[What this task involves]
Your output must consist solely of the lines from the "Clone this chart in React, TypeScript" line through the "import * as" line, exactly as written, without images.

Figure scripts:

--- Begin ---

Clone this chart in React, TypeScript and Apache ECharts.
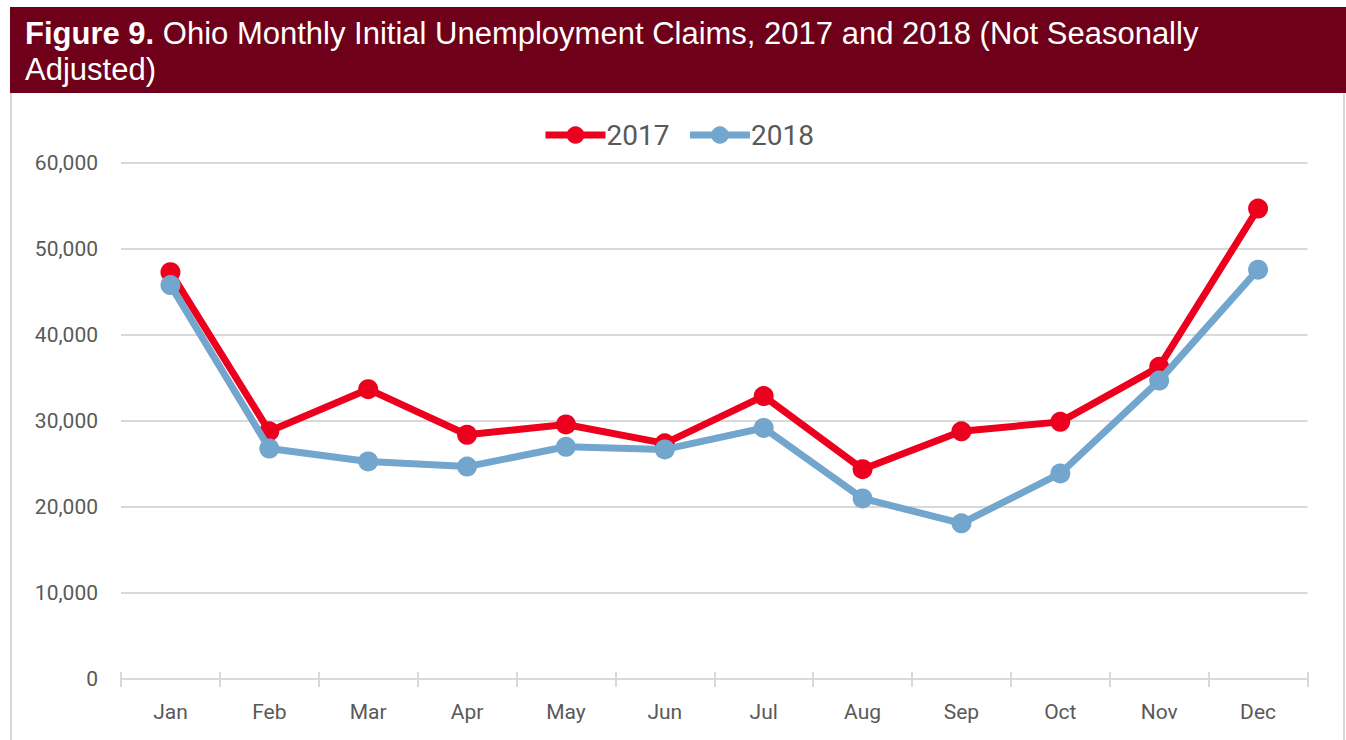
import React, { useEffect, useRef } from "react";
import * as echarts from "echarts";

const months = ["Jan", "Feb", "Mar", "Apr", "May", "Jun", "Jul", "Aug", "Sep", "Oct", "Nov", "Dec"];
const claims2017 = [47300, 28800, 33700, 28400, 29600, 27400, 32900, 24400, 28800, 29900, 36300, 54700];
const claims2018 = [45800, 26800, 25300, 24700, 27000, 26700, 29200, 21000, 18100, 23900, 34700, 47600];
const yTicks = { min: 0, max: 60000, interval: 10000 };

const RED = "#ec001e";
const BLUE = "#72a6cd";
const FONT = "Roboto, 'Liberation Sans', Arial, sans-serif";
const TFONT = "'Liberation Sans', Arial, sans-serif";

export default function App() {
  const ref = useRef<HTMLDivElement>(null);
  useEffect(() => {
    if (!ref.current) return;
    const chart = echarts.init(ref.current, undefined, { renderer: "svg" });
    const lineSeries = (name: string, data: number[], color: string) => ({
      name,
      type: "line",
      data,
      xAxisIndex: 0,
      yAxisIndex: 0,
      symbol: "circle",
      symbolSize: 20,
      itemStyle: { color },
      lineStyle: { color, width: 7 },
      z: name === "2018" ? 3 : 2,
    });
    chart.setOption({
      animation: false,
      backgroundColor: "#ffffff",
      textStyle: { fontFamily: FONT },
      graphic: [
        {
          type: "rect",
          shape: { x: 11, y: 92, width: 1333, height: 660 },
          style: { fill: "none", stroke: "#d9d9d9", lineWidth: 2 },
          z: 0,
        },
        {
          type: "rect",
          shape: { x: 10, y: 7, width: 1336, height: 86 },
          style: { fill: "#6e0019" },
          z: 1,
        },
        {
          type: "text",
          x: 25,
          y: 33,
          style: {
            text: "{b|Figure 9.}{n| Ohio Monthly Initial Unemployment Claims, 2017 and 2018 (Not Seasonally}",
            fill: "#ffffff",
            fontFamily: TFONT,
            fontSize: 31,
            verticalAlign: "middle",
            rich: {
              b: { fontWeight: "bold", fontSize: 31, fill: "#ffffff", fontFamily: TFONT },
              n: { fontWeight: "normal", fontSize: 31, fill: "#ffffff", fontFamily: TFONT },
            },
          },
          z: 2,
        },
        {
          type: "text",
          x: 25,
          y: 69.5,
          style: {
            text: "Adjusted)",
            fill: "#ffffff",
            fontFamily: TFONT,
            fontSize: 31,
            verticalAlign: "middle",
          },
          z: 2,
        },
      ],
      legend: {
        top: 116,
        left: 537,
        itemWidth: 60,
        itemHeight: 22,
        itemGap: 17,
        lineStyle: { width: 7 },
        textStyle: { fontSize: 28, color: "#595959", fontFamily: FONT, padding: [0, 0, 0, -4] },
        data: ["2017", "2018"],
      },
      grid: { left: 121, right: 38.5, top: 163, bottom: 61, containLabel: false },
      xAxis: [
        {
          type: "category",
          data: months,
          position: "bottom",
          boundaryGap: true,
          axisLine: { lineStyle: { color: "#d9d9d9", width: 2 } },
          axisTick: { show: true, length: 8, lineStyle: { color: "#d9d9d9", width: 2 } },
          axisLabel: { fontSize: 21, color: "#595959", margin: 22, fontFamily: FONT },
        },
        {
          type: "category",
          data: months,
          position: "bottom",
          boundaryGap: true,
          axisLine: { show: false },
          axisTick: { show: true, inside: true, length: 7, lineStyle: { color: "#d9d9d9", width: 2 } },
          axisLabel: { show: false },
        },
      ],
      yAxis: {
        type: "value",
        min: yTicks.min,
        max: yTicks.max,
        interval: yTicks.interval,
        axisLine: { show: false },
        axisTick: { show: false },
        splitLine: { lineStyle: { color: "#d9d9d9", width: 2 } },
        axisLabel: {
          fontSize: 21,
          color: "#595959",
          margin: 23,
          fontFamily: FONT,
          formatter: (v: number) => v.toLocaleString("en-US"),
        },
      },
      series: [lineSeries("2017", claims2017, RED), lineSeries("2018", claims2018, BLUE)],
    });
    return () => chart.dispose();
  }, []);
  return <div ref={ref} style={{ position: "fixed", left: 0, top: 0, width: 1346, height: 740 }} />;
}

--- End ---
--- Begin ---

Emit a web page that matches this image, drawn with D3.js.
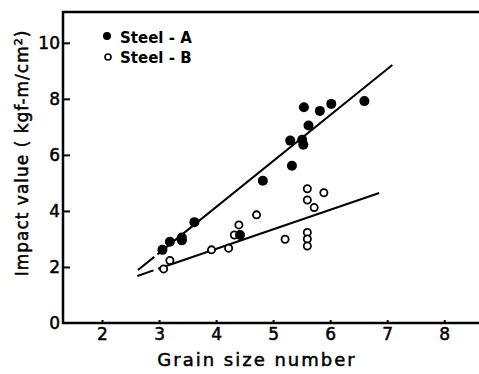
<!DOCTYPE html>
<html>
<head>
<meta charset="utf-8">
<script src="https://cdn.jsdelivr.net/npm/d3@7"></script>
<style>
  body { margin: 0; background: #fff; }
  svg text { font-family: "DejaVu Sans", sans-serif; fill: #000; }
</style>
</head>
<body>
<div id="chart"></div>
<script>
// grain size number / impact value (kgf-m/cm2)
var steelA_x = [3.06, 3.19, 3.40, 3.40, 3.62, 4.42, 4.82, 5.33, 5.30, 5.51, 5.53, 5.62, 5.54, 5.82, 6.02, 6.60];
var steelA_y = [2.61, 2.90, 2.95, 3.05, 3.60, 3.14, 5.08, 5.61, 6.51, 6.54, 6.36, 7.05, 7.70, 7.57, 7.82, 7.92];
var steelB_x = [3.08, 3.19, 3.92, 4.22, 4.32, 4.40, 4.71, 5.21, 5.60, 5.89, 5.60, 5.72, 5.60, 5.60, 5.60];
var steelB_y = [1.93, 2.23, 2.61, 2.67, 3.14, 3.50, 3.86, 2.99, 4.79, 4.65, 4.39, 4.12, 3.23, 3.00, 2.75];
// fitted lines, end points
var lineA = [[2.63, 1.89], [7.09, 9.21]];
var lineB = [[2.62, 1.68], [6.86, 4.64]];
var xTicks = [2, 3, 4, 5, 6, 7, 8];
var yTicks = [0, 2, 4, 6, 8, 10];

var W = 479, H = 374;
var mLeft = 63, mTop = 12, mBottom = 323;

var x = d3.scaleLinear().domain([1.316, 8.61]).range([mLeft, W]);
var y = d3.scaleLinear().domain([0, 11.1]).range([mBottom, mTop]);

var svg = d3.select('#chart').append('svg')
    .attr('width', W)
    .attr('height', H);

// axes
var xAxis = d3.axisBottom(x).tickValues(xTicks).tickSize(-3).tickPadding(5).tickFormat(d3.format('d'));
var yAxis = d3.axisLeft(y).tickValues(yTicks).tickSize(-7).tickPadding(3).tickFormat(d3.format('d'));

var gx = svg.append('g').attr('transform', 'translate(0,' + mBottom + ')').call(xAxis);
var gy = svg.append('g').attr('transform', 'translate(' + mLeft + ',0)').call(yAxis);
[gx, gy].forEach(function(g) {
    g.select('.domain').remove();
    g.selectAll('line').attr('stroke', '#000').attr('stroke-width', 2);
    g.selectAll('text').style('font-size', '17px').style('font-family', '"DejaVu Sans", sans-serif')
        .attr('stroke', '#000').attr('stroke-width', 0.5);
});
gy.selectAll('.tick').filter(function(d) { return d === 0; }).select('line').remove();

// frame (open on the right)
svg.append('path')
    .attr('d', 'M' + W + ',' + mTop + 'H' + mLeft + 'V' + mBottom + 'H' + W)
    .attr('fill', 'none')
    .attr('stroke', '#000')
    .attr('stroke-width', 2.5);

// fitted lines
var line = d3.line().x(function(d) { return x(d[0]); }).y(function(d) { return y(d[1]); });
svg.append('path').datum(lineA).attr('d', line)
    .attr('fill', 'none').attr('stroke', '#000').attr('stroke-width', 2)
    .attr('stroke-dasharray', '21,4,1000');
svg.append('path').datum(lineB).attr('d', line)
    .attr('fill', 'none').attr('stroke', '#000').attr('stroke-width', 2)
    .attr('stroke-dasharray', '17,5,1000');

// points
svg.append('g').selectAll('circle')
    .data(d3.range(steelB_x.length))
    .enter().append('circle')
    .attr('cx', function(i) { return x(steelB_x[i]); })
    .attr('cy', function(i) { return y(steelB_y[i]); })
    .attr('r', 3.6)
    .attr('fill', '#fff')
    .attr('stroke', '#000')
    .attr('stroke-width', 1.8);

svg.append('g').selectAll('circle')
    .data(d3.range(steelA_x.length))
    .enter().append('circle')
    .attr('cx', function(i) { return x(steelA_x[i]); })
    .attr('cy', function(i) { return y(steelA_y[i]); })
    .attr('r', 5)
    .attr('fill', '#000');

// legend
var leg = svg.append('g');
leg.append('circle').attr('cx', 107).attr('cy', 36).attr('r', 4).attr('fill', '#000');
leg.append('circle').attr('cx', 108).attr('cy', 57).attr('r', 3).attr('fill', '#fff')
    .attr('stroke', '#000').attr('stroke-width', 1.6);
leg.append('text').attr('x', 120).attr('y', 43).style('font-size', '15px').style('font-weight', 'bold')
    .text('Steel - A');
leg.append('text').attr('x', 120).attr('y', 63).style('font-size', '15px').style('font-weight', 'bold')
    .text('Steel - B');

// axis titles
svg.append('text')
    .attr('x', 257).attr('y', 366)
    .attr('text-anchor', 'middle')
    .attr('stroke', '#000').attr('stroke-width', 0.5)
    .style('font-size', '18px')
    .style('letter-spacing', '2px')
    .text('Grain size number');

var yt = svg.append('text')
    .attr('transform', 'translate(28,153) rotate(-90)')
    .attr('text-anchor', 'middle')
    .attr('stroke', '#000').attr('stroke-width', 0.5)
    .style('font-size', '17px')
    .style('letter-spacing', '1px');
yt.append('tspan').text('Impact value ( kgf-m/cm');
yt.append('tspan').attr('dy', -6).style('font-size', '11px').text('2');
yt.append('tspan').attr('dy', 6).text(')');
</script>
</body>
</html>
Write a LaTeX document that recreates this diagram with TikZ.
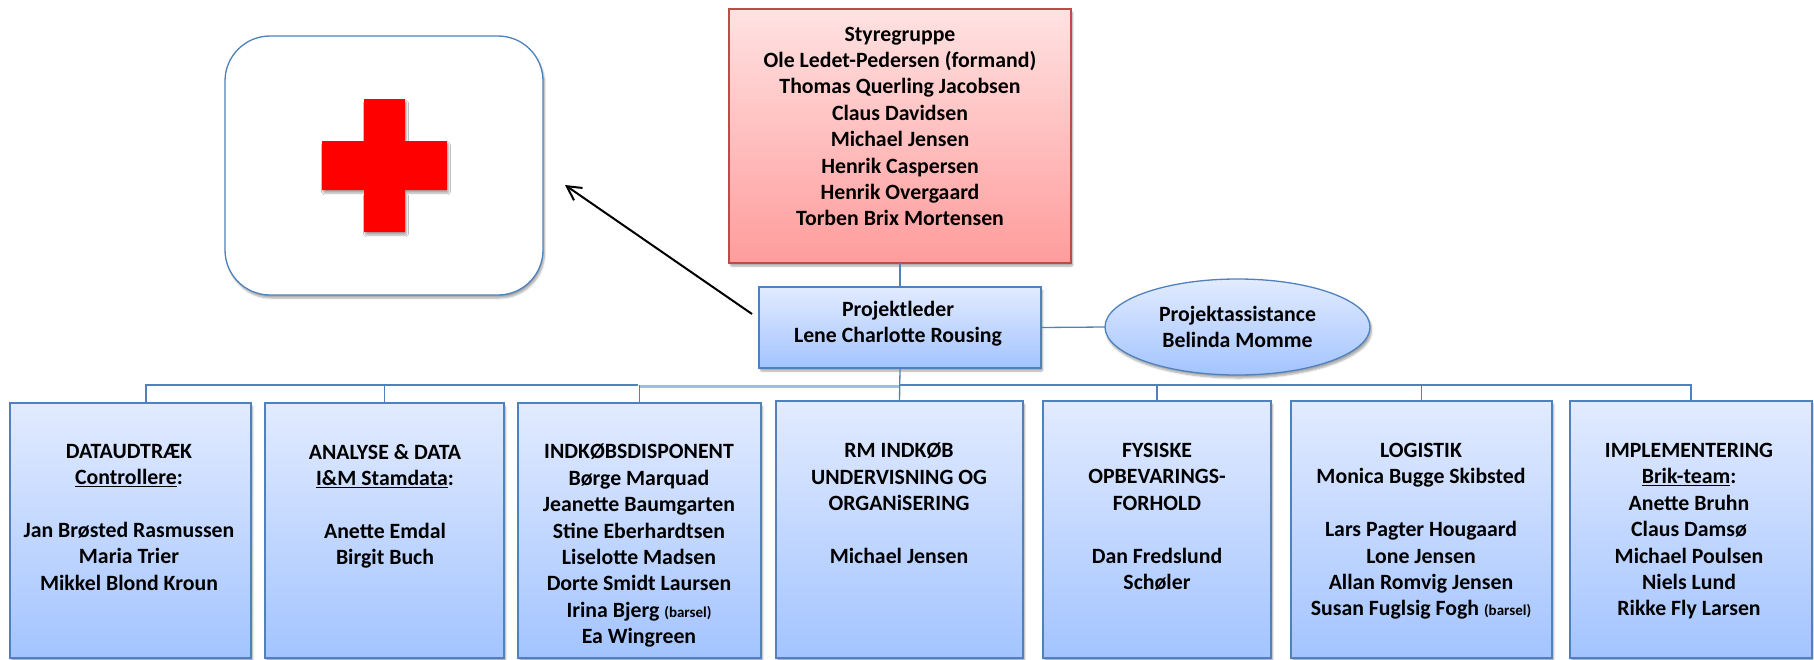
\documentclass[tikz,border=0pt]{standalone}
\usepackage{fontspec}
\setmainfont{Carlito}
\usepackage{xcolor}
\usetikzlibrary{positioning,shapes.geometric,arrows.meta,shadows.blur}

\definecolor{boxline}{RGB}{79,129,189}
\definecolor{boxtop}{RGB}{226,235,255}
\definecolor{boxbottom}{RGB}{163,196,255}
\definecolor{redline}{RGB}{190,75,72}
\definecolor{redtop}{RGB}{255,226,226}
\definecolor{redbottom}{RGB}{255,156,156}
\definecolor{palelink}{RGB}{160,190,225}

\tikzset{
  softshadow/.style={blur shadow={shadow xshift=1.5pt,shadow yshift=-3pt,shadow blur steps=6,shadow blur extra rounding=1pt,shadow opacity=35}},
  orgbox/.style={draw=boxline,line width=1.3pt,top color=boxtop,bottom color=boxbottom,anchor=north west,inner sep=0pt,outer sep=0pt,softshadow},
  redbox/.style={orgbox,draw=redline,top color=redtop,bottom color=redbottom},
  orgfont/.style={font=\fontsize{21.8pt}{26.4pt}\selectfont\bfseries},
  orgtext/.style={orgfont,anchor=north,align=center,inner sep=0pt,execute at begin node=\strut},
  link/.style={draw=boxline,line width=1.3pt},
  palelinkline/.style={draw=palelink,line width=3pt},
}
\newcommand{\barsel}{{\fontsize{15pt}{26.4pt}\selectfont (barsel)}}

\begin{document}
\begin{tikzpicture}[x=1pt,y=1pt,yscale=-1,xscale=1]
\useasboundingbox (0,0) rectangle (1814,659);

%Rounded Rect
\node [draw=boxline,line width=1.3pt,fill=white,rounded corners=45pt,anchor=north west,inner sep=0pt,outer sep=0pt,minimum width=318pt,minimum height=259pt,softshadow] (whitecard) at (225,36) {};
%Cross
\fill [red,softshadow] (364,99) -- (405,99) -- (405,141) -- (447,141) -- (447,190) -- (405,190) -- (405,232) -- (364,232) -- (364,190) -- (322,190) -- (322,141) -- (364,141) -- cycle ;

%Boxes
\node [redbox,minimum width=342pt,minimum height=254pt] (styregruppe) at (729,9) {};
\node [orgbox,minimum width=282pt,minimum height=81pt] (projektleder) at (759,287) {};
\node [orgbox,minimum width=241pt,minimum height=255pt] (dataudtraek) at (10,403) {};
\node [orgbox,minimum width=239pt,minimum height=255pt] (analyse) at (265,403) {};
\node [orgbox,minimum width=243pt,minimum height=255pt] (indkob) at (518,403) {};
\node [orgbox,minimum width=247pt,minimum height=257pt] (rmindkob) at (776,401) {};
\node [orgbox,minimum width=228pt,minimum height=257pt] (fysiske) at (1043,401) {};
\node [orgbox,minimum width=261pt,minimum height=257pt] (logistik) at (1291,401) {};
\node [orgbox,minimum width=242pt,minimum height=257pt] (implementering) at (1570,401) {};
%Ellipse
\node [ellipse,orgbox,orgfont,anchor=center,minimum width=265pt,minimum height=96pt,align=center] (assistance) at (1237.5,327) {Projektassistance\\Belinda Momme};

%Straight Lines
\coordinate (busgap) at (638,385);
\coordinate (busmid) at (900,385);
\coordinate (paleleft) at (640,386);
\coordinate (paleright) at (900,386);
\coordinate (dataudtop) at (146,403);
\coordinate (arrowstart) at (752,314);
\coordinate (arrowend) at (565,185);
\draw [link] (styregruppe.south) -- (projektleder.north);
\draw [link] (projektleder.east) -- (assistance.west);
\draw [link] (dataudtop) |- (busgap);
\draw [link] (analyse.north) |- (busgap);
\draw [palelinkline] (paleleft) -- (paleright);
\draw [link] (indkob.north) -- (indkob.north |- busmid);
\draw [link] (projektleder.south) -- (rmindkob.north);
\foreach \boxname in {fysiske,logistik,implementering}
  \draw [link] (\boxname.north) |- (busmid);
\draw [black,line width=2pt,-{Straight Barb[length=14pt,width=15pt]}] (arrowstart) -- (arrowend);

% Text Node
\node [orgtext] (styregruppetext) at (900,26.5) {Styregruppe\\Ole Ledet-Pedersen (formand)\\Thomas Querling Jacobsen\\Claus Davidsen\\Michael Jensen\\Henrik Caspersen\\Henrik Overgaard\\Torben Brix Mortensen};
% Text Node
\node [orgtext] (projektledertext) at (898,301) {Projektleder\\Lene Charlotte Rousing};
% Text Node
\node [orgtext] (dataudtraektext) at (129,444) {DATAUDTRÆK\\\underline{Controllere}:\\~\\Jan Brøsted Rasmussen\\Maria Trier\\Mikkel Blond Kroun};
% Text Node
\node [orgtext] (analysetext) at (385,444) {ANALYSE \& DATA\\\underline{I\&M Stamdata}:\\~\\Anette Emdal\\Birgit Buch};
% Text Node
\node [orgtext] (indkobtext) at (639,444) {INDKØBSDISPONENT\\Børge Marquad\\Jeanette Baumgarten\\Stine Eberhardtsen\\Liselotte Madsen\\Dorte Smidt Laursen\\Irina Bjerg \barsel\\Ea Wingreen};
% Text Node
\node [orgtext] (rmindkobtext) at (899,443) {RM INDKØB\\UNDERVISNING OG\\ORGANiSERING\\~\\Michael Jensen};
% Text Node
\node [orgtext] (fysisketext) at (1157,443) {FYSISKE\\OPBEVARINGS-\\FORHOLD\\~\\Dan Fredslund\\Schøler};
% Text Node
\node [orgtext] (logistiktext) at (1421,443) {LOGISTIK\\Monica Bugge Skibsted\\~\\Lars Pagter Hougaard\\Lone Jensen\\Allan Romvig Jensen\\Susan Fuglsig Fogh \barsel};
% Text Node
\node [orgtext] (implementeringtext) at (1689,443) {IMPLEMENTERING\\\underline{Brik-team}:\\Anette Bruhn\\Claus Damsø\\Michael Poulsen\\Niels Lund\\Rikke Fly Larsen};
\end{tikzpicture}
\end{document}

--- End ---
--- Begin ---

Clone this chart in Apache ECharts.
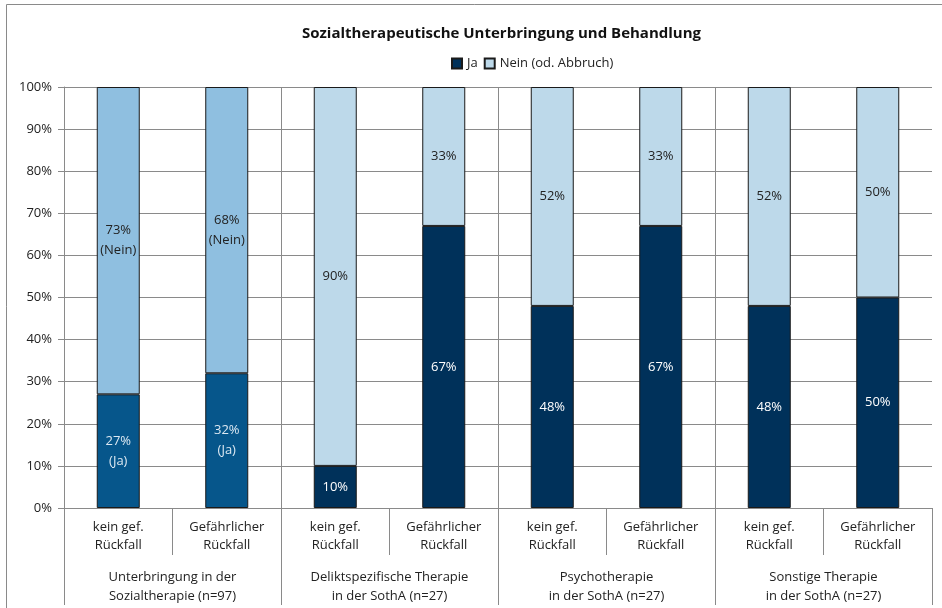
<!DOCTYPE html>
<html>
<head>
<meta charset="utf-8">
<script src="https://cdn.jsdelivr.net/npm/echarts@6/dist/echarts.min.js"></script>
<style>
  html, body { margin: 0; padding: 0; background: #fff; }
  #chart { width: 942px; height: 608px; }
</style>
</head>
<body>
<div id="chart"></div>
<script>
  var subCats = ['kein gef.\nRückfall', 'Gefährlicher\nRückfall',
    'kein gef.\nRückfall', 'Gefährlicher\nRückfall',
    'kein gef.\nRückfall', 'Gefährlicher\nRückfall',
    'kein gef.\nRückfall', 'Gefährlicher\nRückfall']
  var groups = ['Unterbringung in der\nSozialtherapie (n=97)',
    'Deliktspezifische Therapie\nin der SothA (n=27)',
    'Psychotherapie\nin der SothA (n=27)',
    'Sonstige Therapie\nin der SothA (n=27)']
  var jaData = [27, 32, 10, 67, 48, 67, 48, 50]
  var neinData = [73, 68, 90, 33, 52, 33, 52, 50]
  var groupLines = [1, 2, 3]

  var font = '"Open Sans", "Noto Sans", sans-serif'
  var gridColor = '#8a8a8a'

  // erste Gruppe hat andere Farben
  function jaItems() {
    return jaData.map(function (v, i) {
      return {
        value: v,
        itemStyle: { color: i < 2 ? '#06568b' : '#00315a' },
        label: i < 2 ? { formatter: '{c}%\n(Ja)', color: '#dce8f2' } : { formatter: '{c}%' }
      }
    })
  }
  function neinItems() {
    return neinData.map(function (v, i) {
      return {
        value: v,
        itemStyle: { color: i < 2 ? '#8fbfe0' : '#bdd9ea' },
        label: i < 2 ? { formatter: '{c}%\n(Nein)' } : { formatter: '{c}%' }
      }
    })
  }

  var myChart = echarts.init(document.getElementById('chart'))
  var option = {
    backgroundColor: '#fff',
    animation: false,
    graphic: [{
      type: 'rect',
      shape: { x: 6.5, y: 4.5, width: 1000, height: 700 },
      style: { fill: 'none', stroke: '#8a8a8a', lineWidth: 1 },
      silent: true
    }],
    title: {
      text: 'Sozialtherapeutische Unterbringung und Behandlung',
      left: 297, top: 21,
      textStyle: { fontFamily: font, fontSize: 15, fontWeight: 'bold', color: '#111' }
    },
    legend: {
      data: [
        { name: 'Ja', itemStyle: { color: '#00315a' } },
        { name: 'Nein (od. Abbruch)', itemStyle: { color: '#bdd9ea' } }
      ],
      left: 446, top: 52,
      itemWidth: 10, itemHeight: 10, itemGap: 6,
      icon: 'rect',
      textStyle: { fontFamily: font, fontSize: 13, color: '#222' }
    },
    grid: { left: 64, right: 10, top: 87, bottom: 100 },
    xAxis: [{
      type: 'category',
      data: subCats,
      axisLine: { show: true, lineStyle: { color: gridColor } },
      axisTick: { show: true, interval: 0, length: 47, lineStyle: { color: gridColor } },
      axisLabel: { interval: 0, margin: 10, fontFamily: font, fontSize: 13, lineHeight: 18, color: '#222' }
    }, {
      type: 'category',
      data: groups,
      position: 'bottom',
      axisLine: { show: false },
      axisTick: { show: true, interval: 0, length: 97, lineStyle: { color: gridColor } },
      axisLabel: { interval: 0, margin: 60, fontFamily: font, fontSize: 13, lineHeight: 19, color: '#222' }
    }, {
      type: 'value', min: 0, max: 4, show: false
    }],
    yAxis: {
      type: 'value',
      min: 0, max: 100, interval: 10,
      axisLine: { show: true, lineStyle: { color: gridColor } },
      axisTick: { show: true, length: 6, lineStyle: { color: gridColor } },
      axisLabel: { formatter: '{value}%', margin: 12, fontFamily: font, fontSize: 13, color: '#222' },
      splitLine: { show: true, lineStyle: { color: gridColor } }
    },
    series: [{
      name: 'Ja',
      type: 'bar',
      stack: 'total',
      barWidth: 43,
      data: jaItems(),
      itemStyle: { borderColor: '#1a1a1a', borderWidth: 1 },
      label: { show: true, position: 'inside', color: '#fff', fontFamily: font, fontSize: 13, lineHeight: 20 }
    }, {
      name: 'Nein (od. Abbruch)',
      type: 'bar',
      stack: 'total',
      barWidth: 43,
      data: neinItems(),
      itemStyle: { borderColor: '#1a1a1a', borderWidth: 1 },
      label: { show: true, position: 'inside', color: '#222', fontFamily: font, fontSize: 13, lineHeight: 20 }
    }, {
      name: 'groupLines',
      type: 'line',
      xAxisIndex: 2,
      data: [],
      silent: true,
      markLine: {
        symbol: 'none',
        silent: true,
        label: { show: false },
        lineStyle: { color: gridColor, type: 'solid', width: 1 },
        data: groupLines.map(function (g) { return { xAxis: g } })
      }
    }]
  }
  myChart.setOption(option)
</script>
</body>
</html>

--- End ---

[Final result]
Clone this chart in React, TypeScript and Apache ECharts.
import React, { useEffect, useRef } from "react";
import * as echarts from "echarts";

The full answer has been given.